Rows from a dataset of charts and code
+---+
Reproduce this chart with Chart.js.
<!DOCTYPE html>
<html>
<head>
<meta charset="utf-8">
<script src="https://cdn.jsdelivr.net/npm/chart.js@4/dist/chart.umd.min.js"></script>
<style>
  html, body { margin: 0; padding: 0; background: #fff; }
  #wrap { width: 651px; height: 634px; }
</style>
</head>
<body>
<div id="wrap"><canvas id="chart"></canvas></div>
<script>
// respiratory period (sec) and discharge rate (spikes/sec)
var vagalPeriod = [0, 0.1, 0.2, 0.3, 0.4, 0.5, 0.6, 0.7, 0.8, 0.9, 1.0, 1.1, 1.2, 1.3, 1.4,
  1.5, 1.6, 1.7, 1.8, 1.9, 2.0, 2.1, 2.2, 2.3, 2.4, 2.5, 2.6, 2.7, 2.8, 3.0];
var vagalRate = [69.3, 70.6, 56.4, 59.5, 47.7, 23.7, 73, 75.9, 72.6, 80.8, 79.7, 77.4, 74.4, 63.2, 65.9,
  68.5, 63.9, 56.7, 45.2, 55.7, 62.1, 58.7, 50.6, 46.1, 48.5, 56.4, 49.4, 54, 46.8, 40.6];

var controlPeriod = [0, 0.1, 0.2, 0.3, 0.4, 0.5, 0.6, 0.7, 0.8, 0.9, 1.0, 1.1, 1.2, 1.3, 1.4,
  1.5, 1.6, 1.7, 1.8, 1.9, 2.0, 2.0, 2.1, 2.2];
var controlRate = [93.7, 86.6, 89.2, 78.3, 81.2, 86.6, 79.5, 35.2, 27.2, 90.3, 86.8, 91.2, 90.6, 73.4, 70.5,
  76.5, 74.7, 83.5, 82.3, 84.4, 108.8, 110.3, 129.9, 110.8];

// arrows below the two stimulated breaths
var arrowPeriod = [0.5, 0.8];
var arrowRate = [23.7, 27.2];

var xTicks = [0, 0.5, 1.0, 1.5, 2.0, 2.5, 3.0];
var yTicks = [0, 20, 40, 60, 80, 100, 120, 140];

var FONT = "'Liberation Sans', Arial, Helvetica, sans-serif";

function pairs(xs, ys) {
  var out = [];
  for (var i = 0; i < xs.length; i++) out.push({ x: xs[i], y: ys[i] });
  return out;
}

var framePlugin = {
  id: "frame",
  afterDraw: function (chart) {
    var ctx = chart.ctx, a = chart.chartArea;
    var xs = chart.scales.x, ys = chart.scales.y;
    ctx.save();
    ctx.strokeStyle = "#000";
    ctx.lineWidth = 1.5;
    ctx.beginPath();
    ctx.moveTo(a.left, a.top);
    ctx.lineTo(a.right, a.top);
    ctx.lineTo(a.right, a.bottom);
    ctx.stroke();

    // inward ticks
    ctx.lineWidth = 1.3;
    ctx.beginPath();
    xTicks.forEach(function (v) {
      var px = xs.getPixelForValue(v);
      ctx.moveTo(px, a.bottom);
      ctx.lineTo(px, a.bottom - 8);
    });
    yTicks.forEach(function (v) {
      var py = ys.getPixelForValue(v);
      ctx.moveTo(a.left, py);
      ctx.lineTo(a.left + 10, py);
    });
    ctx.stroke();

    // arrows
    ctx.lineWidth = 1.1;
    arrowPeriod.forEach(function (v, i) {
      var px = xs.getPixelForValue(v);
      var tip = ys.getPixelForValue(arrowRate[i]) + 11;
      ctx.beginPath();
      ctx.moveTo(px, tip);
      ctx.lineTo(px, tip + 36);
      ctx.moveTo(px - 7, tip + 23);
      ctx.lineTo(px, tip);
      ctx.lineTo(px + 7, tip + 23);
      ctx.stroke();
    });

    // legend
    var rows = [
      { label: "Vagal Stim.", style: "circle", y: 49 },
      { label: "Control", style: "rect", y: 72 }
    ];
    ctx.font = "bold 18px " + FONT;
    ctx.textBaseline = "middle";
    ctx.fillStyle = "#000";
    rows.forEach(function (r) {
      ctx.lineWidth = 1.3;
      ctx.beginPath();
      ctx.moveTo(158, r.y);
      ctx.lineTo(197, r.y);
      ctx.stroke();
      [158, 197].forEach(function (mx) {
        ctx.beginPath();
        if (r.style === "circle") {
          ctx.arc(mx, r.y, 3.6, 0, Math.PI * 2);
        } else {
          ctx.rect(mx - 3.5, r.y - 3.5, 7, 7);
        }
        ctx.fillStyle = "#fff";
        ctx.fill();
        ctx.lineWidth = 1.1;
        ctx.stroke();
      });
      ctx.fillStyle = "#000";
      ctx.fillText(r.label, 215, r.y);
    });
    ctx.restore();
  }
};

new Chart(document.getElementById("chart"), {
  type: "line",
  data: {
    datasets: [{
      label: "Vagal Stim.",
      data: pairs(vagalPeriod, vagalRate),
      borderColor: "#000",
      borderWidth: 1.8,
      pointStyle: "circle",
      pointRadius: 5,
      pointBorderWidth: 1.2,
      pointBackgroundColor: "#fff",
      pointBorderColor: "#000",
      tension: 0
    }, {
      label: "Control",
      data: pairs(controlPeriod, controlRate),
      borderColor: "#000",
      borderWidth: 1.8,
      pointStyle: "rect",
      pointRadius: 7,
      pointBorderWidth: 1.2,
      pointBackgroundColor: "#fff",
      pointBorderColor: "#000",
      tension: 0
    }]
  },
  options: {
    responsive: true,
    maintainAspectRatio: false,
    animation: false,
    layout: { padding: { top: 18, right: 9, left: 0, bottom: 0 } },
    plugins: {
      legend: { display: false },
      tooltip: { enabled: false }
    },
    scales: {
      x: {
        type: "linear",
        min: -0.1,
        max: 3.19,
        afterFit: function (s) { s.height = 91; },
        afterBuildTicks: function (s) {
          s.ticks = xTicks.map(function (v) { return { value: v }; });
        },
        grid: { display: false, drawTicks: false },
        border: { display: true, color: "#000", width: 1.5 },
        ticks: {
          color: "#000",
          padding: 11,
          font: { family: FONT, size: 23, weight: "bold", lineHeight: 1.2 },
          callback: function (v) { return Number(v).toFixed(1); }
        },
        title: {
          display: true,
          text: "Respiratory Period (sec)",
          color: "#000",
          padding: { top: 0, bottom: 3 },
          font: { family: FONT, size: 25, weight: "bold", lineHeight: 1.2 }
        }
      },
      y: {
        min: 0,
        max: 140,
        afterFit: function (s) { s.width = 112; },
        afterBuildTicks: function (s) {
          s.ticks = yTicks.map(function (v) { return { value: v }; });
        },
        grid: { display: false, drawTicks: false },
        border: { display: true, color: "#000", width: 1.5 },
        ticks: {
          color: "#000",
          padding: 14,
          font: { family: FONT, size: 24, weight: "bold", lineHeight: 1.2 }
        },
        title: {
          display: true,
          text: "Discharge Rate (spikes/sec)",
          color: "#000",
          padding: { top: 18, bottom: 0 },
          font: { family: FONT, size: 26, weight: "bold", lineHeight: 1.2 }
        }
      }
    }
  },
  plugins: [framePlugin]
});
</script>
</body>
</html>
+---+
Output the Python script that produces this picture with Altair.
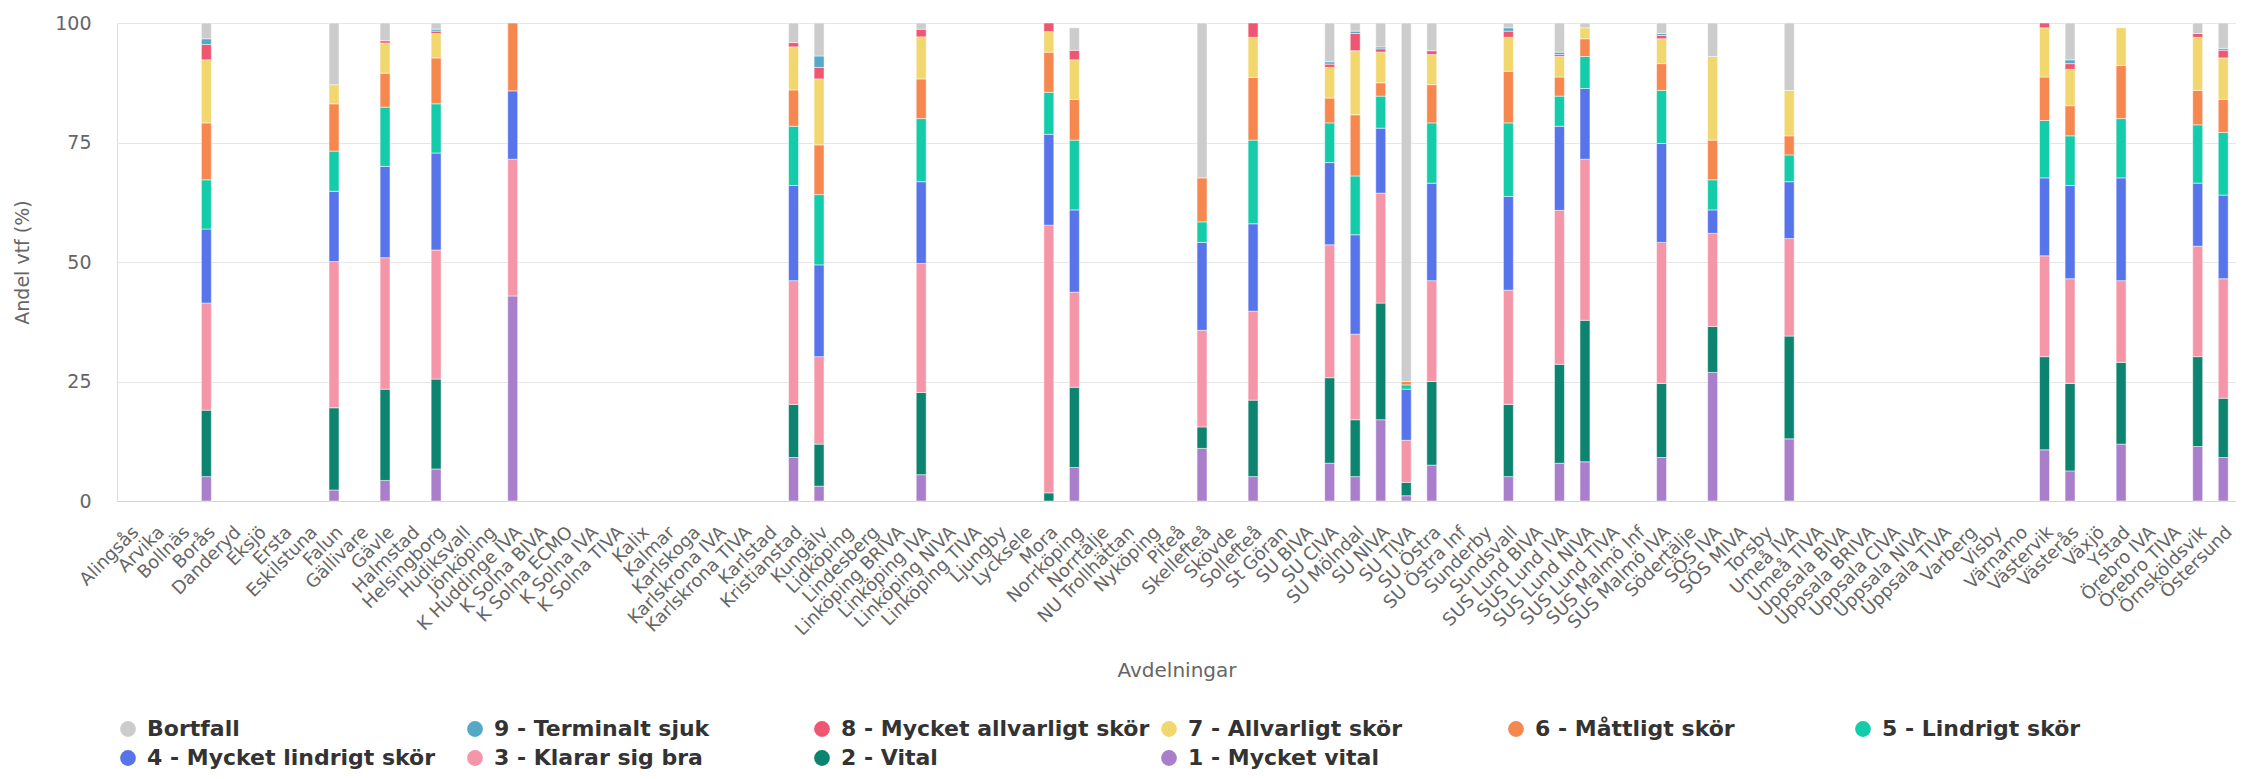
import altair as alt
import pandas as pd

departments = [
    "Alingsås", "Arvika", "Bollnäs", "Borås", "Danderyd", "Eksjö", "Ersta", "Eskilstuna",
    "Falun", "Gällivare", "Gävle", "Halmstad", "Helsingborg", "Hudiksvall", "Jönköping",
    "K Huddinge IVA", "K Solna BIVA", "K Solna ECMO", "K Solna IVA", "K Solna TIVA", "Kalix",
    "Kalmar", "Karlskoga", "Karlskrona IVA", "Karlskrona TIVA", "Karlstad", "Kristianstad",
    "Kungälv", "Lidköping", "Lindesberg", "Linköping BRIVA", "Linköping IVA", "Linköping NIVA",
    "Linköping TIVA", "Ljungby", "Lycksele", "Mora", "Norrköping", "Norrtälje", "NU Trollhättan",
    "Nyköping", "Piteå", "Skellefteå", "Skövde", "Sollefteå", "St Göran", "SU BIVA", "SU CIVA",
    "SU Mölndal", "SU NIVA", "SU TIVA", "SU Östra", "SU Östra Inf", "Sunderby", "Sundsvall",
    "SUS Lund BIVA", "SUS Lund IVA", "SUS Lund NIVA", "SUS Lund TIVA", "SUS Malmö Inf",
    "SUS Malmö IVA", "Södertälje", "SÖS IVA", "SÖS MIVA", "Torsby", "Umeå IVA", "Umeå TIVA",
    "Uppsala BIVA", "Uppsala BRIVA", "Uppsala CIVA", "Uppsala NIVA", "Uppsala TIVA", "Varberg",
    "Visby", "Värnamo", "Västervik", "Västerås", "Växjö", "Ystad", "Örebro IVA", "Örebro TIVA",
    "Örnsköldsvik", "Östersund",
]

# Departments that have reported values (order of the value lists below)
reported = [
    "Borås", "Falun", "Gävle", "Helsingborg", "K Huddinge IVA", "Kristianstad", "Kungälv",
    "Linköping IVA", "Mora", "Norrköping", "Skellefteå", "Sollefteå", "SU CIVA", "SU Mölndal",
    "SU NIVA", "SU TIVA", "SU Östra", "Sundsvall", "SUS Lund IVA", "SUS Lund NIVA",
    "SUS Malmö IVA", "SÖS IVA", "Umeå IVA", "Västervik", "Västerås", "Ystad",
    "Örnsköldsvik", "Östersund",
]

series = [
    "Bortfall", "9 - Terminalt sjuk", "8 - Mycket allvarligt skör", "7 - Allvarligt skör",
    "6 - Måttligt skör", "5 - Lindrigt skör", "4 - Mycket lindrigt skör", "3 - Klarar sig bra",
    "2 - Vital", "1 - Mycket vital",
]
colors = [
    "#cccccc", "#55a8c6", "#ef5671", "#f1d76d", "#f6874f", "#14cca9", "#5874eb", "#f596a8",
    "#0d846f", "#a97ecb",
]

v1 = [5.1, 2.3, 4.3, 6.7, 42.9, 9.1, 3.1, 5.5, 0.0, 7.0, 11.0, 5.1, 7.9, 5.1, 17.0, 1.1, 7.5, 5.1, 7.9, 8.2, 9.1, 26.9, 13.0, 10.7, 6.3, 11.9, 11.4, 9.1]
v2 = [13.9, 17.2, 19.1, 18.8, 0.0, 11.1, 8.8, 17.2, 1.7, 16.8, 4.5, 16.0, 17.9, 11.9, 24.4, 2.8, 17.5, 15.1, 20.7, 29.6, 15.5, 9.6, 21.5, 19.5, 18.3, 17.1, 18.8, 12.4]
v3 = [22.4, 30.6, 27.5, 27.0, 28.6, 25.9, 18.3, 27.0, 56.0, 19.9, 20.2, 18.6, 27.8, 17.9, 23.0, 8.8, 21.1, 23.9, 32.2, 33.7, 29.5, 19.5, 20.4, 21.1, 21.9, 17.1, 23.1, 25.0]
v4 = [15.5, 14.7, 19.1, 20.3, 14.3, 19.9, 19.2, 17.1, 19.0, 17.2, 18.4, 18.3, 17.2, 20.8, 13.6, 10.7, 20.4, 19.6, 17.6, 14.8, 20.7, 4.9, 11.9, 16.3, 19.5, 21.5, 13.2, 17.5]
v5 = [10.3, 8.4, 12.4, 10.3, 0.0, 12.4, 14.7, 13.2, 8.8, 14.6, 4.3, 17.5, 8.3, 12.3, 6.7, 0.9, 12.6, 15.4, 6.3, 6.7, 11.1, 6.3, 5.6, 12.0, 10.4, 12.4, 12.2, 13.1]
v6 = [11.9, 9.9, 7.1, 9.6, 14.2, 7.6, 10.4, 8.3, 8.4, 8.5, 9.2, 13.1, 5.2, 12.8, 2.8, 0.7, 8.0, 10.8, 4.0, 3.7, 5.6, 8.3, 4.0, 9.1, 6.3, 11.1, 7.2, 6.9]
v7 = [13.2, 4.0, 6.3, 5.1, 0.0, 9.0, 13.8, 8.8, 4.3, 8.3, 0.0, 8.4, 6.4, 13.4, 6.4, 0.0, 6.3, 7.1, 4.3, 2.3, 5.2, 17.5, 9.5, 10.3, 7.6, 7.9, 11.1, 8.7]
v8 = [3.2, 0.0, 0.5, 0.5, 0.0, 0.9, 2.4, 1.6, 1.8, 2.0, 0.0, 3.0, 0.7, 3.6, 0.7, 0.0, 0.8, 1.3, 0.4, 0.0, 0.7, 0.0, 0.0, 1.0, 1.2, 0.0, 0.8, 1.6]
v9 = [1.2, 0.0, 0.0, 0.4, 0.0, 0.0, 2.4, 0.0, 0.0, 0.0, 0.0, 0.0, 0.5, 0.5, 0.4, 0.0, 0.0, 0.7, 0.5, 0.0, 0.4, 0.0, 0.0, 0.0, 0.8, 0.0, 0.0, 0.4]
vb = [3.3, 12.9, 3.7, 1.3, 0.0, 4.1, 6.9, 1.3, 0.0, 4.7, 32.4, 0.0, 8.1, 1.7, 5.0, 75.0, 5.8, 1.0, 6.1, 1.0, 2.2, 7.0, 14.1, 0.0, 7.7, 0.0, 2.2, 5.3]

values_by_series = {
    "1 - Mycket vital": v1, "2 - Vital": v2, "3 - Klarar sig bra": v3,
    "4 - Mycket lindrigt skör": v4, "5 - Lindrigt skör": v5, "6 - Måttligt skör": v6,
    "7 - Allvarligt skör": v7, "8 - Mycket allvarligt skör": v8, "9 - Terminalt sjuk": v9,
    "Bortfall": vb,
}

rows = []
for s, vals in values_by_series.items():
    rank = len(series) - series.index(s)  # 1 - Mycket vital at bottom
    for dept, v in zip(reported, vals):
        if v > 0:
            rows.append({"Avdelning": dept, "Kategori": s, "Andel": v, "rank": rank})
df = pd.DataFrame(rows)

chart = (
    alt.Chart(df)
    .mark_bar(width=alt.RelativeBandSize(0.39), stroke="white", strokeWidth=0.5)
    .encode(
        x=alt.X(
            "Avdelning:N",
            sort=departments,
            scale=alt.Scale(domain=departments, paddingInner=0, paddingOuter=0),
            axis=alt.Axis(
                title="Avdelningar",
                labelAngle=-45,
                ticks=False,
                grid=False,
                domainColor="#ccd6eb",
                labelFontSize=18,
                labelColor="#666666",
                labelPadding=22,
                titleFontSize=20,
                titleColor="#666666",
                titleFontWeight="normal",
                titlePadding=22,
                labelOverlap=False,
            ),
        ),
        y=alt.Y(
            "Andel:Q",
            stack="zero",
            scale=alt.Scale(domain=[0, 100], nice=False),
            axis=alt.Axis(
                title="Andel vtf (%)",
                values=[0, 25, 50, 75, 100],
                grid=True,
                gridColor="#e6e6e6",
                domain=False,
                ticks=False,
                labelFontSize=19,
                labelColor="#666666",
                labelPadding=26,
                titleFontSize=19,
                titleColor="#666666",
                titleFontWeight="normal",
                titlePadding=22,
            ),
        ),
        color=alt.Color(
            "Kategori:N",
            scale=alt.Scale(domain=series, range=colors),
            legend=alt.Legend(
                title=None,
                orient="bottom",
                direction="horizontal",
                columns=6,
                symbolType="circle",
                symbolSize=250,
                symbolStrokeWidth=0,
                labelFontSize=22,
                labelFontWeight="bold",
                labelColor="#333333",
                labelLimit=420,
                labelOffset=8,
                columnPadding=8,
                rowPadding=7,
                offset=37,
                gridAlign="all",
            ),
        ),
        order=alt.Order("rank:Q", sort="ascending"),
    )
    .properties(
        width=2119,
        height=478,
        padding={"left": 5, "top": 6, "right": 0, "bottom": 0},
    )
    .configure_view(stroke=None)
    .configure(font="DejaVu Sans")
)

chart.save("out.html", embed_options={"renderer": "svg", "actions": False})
+---+
_To do_: Set down nothing but the lines from the one holding "Output the Python" through the one holding "import pandas as pd", both included, exactly as they appear; any picture is left out.

_Exercise result_:
Output the Python script that produces this picture with Altair.
import altair as alt
import pandas as pd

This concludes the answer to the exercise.